======== Dataset section ========

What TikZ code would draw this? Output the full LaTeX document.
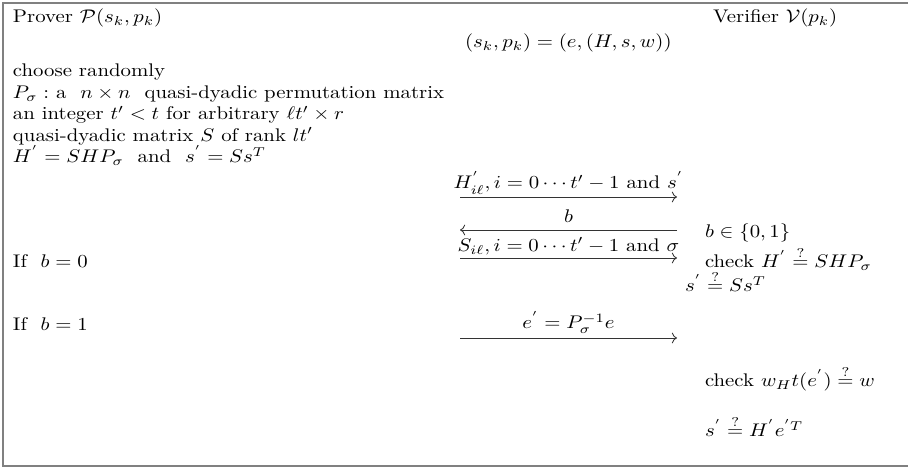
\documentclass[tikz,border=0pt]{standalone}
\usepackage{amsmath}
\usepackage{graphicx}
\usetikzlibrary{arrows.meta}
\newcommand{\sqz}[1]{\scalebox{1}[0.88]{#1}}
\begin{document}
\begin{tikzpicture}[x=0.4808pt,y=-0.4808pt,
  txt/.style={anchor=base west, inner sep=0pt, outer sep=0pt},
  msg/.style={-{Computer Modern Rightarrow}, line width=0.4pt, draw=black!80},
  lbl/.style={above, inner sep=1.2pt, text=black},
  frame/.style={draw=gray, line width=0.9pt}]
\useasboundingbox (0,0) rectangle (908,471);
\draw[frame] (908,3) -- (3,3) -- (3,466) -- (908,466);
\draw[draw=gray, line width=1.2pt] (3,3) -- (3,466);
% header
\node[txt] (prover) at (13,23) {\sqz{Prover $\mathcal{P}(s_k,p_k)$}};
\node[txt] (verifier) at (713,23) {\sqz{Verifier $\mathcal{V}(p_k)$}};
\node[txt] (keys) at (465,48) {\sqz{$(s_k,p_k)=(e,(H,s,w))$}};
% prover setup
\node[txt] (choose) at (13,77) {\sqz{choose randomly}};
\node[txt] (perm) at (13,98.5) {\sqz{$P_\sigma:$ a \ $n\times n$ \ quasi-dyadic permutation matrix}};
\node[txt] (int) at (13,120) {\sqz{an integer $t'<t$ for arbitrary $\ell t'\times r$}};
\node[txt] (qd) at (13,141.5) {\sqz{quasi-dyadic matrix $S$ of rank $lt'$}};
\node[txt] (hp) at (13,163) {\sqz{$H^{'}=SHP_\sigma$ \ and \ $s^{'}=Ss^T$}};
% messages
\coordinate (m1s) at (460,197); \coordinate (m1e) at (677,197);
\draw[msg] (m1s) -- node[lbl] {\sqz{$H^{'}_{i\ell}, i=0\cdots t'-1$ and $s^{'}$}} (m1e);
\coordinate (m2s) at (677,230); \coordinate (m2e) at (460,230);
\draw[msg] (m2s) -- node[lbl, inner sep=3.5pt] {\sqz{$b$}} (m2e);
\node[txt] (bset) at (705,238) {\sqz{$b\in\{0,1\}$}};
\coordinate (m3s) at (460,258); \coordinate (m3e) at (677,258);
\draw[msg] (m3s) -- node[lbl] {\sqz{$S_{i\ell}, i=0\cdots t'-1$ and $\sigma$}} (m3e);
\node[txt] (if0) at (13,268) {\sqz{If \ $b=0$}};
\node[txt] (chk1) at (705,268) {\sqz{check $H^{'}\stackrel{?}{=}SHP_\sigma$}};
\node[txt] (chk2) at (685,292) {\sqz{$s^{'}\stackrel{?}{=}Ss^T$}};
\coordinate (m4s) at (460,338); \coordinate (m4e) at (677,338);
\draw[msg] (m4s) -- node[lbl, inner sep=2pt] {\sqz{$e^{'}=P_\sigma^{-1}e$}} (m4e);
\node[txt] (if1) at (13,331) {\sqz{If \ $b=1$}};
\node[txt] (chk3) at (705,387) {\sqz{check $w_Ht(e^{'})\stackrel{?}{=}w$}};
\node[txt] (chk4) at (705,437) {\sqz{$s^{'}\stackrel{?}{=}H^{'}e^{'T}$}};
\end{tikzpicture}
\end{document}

========

Exercise objective:
Without the pictures, repeat the listing above exactly.

Result below:
What TikZ code would draw this? Output the full LaTeX document.
\documentclass[tikz,border=0pt]{standalone}
\usepackage{amsmath}
\usepackage{graphicx}
\usetikzlibrary{arrows.meta}
\newcommand{\sqz}[1]{\scalebox{1}[0.88]{#1}}
\begin{document}
\begin{tikzpicture}[x=0.4808pt,y=-0.4808pt,
  txt/.style={anchor=base west, inner sep=0pt, outer sep=0pt},
  msg/.style={-{Computer Modern Rightarrow}, line width=0.4pt, draw=black!80},
  lbl/.style={above, inner sep=1.2pt, text=black},
  frame/.style={draw=gray, line width=0.9pt}]
\useasboundingbox (0,0) rectangle (908,471);
\draw[frame] (908,3) -- (3,3) -- (3,466) -- (908,466);
\draw[draw=gray, line width=1.2pt] (3,3) -- (3,466);
% header
\node[txt] (prover) at (13,23) {\sqz{Prover $\mathcal{P}(s_k,p_k)$}};
\node[txt] (verifier) at (713,23) {\sqz{Verifier $\mathcal{V}(p_k)$}};
\node[txt] (keys) at (465,48) {\sqz{$(s_k,p_k)=(e,(H,s,w))$}};
% prover setup
\node[txt] (choose) at (13,77) {\sqz{choose randomly}};
\node[txt] (perm) at (13,98.5) {\sqz{$P_\sigma:$ a \ $n\times n$ \ quasi-dyadic permutation matrix}};
\node[txt] (int) at (13,120) {\sqz{an integer $t'<t$ for arbitrary $\ell t'\times r$}};
\node[txt] (qd) at (13,141.5) {\sqz{quasi-dyadic matrix $S$ of rank $lt'$}};
\node[txt] (hp) at (13,163) {\sqz{$H^{'}=SHP_\sigma$ \ and \ $s^{'}=Ss^T$}};
% messages
\coordinate (m1s) at (460,197); \coordinate (m1e) at (677,197);
\draw[msg] (m1s) -- node[lbl] {\sqz{$H^{'}_{i\ell}, i=0\cdots t'-1$ and $s^{'}$}} (m1e);
\coordinate (m2s) at (677,230); \coordinate (m2e) at (460,230);
\draw[msg] (m2s) -- node[lbl, inner sep=3.5pt] {\sqz{$b$}} (m2e);
\node[txt] (bset) at (705,238) {\sqz{$b\in\{0,1\}$}};
\coordinate (m3s) at (460,258); \coordinate (m3e) at (677,258);
\draw[msg] (m3s) -- node[lbl] {\sqz{$S_{i\ell}, i=0\cdots t'-1$ and $\sigma$}} (m3e);
\node[txt] (if0) at (13,268) {\sqz{If \ $b=0$}};
\node[txt] (chk1) at (705,268) {\sqz{check $H^{'}\stackrel{?}{=}SHP_\sigma$}};
\node[txt] (chk2) at (685,292) {\sqz{$s^{'}\stackrel{?}{=}Ss^T$}};
\coordinate (m4s) at (460,338); \coordinate (m4e) at (677,338);
\draw[msg] (m4s) -- node[lbl, inner sep=2pt] {\sqz{$e^{'}=P_\sigma^{-1}e$}} (m4e);
\node[txt] (if1) at (13,331) {\sqz{If \ $b=1$}};
\node[txt] (chk3) at (705,387) {\sqz{check $w_Ht(e^{'})\stackrel{?}{=}w$}};
\node[txt] (chk4) at (705,437) {\sqz{$s^{'}\stackrel{?}{=}H^{'}e^{'T}$}};
\end{tikzpicture}
\end{document}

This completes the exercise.